One last point that deserves some comments, is the attacks on the "left's relativist ideology". This is a common argument used by conservative circles both in France and in the United States against the left. Arthur Goldhammer, and acute American observer of French politic believes this is actually an import from the American right, and had these harsh words for the Sarkozy government:
'And this last, pathetic attempt to borrow from the American Christian right the anathema upon "secular relativism" that Guéant pronounced yesterday before the right-wing student group Uni is similarly doomed to the failure it so richly deserves."Sarko l'Américain" seems to want to import "dogwhistle politics" from the United States. France should definitively reject this contribution of American "civilization" to the French debate. (Blog)
There is something worth pondering over the fact that this is a major fault line between conservatives and liberals in both our countries. Of course, this is the result of a backlash against the liberalism of the 1960s. It is also clear that people love holding absolute beliefs, especially in our confusing post-Cold War world. It is reassuring as it simplifies our view of the world in binary terms.
One interesting observation is that virtually all people who believe in an absolute moral system also happen to believe that their own view is the one by which moral judgement should be made. This smacks of bias and subjectivity.
While I believe by faith that there are certainly universal timeless truths - otherwise, I would not believe in God - it is a dangerous assumption to think and say that OUR truths and OUR value system are the absolute compass by which one may be judged superior to another, let alone that they are superior to others.

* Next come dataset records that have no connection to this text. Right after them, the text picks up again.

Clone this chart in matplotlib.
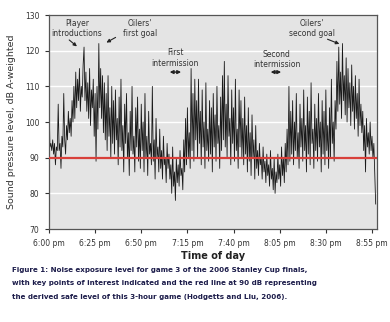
import numpy as np
import matplotlib.pyplot as plt

# Sound level (dB A), one value every 0.5 min from 6:00 pm
nivel_db = [
    108, 93, 94, 92, 95, 91, 94, 88, 93, 92,
    105, 92, 94, 87, 96, 93, 108, 95, 91, 99,
    95, 103, 97, 101, 96, 106, 100, 110, 101, 114,
    104, 112, 106, 115, 103, 110, 107, 116, 121, 106,
    114, 103, 111, 101, 115, 99, 109, 104, 112, 96,
    108, 89, 110, 98, 122, 104, 115, 101, 113, 97,
    111, 95, 108, 92, 113, 96, 104, 90, 110, 94,
    106, 91, 109, 95, 101, 88, 107, 93, 112, 92,
    99, 86, 105, 94, 108, 90, 97, 85, 103, 92,
    110, 91, 96, 86, 104, 93, 107, 89, 98, 87,
    105, 92, 100, 86, 108, 90, 96, 85, 103, 91,
    94, 88, 110, 89, 95, 84, 101, 90, 93, 86,
    98, 87, 92, 84, 96, 88, 90, 83, 94, 87,
    91, 84, 88, 80, 93, 82, 86, 78, 90, 83,
    88, 82, 92, 85, 87, 81, 95, 86, 101, 88,
    104, 90, 97, 87, 115, 92, 108, 89, 112, 95,
    106, 90, 112, 94, 103, 88, 109, 93, 100, 87,
    111, 92, 98, 89, 106, 91, 104, 86, 108, 93,
    102, 89, 110, 94, 99, 87, 107, 92, 113, 95,
    117, 93, 105, 90, 113, 96, 101, 88, 109, 94,
    104, 89, 112, 92, 98, 87, 109, 93, 106, 90,
    101, 88, 107, 91, 99, 86, 104, 89, 97, 85,
    102, 90, 95, 84, 99, 87, 92, 85, 94, 88,
    90, 84, 93, 86, 89, 83, 91, 85, 88, 82,
    92, 84, 87, 81, 90, 80, 86, 83, 91, 84,
    88, 82, 93, 85, 90, 83, 94, 86, 98, 88,
    110, 89, 103, 91, 106, 88, 100, 92, 108, 90,
    97, 87, 105, 93, 101, 89, 109, 92, 99, 86,
    107, 91, 103, 88, 111, 94, 98, 87, 105, 92,
    101, 89, 108, 93, 100, 86, 106, 91, 103, 88,
    109, 92, 99, 87, 104, 90, 112, 94, 100, 89,
    106, 98, 117, 103, 121, 105, 114, 101, 122, 106,
    113, 102, 118, 100, 115, 104, 111, 99, 116, 103,
    110, 98, 113, 101, 108, 96, 112, 99, 105, 97,
    103, 92, 99, 86, 101, 93, 97, 91, 100, 92,
    96, 90, 94, 85, 77,
]
minutos = np.arange(len(nivel_db)) * 0.5

# Eixo X
posicoes_ticks = [0, 25, 50, 75, 100, 125, 150, 175]
rotulos_ticks = ['6:00 pm', '6:25 pm', '6:50 pm', '7:15 pm', '7:40 pm', '8:05 pm', '8:30 pm', '8:55 pm']
nivel_seguro = 90

cor_texto = '#333333'

fig = plt.figure(figsize=(3.9, 3.22), dpi=100)
ax = fig.add_axes([0.1256, 0.2888, 0.841, 0.6646])
ax.set_facecolor('#e4e4e4')

# Grade branca
for g in [80, 100, 110, 120]:
    ax.axhline(g, color='white', linewidth=1, zorder=1)

ax.plot(minutos, nivel_db, color='#1a1a1a', linewidth=0.6, zorder=2)
ax.axhline(nivel_seguro, color='#d8403a', linewidth=1.6, zorder=3)

ax.set_xlim(0, 177.7)
ax.set_ylim(70, 130)
ax.set_yticks([70, 80, 90, 100, 110, 120, 130])
ax.set_xticks(posicoes_ticks)
ax.set_xticklabels(rotulos_ticks)
ax.tick_params(labelsize=5.5, colors=cor_texto, length=3, width=0.8, pad=4)

for s in ax.spines.values():
    s.set_color('#555555')
    s.set_linewidth(0.9)

ax.set_ylabel('Sound pressure level, dB A-weighted', fontsize=6.8, color=cor_texto, labelpad=6)
ax.set_xlabel('Time of day', fontsize=7, fontweight='bold', color='#222222', labelpad=2)

# Anotações
fs = 5.5
ax.text(15.2, 126.2, 'Player\nintroductions', ha='center', va='center', fontsize=fs,
        color=cor_texto, linespacing=1.2)
ax.annotate('', xy=(16.3, 120.7), xytext=(9.8, 123.5),
            arrowprops=dict(arrowstyle='-|>', color='#222222', lw=0.8, mutation_scale=5))
ax.text(49.3, 126.2, "Oilers'\nfirst goal", ha='center', va='center', fontsize=fs,
        color=cor_texto, linespacing=1.2)
ax.annotate('', xy=(29.8, 121.9), xytext=(37.4, 124.1),
            arrowprops=dict(arrowstyle='-|>', color='#222222', lw=0.8, mutation_scale=5))
ax.text(68.3, 117.9, 'First\nintermission', ha='center', va='center', fontsize=fs,
        color=cor_texto, linespacing=1.2)
ax.annotate('', xy=(63.9, 114), xytext=(73.1, 114),
            arrowprops=dict(arrowstyle='<|-|>', color='#222222', lw=1, mutation_scale=5))
ax.text(123.5, 117.6, 'Second\nintermission', ha='center', va='center', fontsize=fs,
        color=cor_texto, linespacing=1.2)
ax.annotate('', xy=(118.6, 114), xytext=(127.3, 114),
            arrowprops=dict(arrowstyle='<|-|>', color='#222222', lw=1, mutation_scale=5))
ax.text(142.5, 126.2, "Oilers'\nsecond goal", ha='center', va='center', fontsize=fs,
        color=cor_texto, linespacing=1.2)
ax.annotate('', xy=(158.7, 121.6), xytext=(149.5, 123.5),
            arrowprops=dict(arrowstyle='-|>', color='#222222', lw=0.8, mutation_scale=5))

# Legenda da figura
legenda = ('Figure 1: Noise exposure level for game 3 of the 2006 Stanley Cup finals,\n'
           'with key points of interest indicated and the red line at 90 dB representing\n'
           'the derived safe level of this 3-hour game (Hodgetts and Liu, 2006).')
fig.text(0.031, (322 - 267) / 322, legenda, ha='left', va='top', fontsize=5.1,
         fontweight='bold', color='#1c1c4a', linespacing=2.45)

fig.savefig('out.png', dpi=100)
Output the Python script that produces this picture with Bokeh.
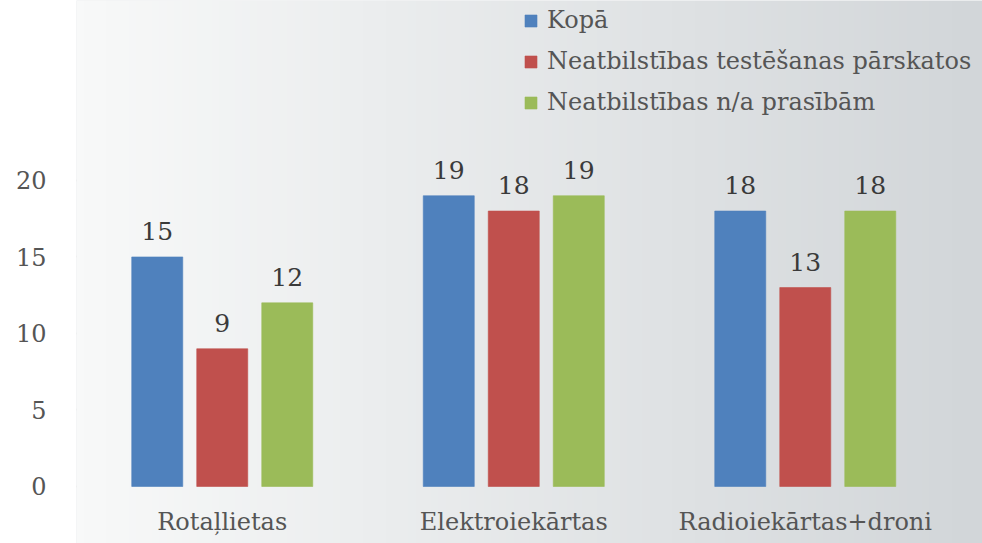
import numpy as np
from bokeh.plotting import figure
from bokeh.models import Range1d, FixedTicker, Legend, LegendItem, ColumnDataSource
from bokeh.core.properties import value
from bokeh.embed import file_html
from bokeh.resources import INLINE

categories = ["Rotaļlietas", "Elektroiekārtas", "Radioiekārtas+droni"]
series_names = ["Kopā", "Neatbilstības testēšanas pārskatos", "Neatbilstības n/a prasībām"]
kopa = [15, 19, 18]
testesana = [9, 18, 13]
prasibas = [12, 19, 18]
y_ticks = [0, 5, 10, 15, 20]

series_values = [kopa, testesana, prasibas]
colors = ["#4f81bd", "#c0504d", "#9bbb59"]
offsets = [-0.223, 0.0, 0.223]
bar_w = 0.175

FONT = "DejaVu Serif"
FS = "24px"

X_END = 3.108
Y_START, Y_END = -3.725, 31.76

p = figure(width=982, height=543, output_backend="svg", toolbar_location=None,
           x_range=Range1d(0, X_END), y_range=Range1d(Y_START, Y_END),
           x_axis_location=None, min_border_left=76, min_border_right=0,
           min_border_top=0, min_border_bottom=0)
p.outline_line_color = None
p.border_fill_color = "white"
p.background_fill_color = "#e8eaec"

# soft horizontal gradient for the plot background
grad_cols = 120
t = np.linspace(0, 1, grad_cols)
c0 = np.array([248, 249, 249]); c1 = np.array([210, 214, 217])
img = np.zeros((1, grad_cols), dtype=np.uint32)
view = img.view(dtype=np.uint8).reshape((1, grad_cols, 4))
for k in range(3):
    view[0, :, k] = (c0[k] + (c1[k] - c0[k]) * t).astype(np.uint8)
view[0, :, 3] = 255
p.image_rgba(image=[img], x=0, y=Y_START, dw=X_END, dh=Y_END - Y_START)

xs = [i + 0.5 for i in range(len(categories))]

renderers = []
for vals, col, off in zip(series_values, colors, offsets):
    src = ColumnDataSource(dict(x=[x + off for x in xs], top=vals,
                                lab=[str(v) for v in vals]))
    r = p.vbar(x="x", top="top", width=bar_w, source=src, fill_color=col,
               line_color=col, line_alpha=0.6)
    renderers.append(r)
    p.text(x="x", y="top", text="lab", source=src, y_offset=-26,
           text_align="center", text_baseline="middle",
           text_font=value(FONT), text_font_size="25px", text_color="#3a3a3a")

# category labels
p.text(x=xs, y=[-2.35] * len(xs), text=categories, text_align="center",
       text_baseline="middle", text_font=value(FONT),
       text_font_size=FS, text_color="#555555")

# y axis
yax = p.yaxis[0]
yax.ticker = FixedTicker(ticks=y_ticks)
yax.axis_line_color = None
yax.major_tick_line_color = None
yax.minor_tick_line_color = None
yax.major_label_standoff = 24
yax.major_label_text_font = FONT
yax.major_label_text_font_size = FS
yax.major_label_text_color = "#555555"

p.xgrid.visible = False
p.ygrid.grid_line_color = "#d6d6d6"
p.ygrid.grid_line_width = 1.5
try:
    p.ygrid.cross_bounds = (0, 3.0)
except Exception:
    pass

legend = Legend(items=[LegendItem(label=n, renderers=[r]) for n, r in zip(series_names, renderers)],
                location=(447, 427), orientation="vertical",
                glyph_width=15, glyph_height=15, label_standoff=9,
                label_height=28,
                label_text_font=FONT, label_text_font_size=FS,
                label_text_color="#555555", spacing=13, padding=0, margin=0,
                background_fill_alpha=0, border_line_color=None)
p.add_layout(legend, "center")

open("out.html", "w").write(file_html(p, INLINE))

Besides, I have yet to see France or the United States put into practice the values they preach, even within their own borbers. (After all, didn't "le pays des droits de l'homme" -the country of human rights- sell its expertise in torture learned from the German and used in the Algerian war to the dictators of South America?)
Finally, if nothing else, science has shown that our judgement and decision-making process are based on our (changing and relative) senses (called cognitive bias) and on our cultural background and upbringing.
One last updated note: last night, when Sarkozy was asked during an interview with Angela Merkel about the controversy, he dismissed the criticism as "ridiculous" and said:
“The interior minister said that a civilization ... that does not give the same place and rights to men and to women doesn’t have the same value,” he said. “It's common sense". (Le Soir)Has anyone looked at the picture of the French parliament lately? Same place to men and women.... Really?
What about non-white French? See them anywhere?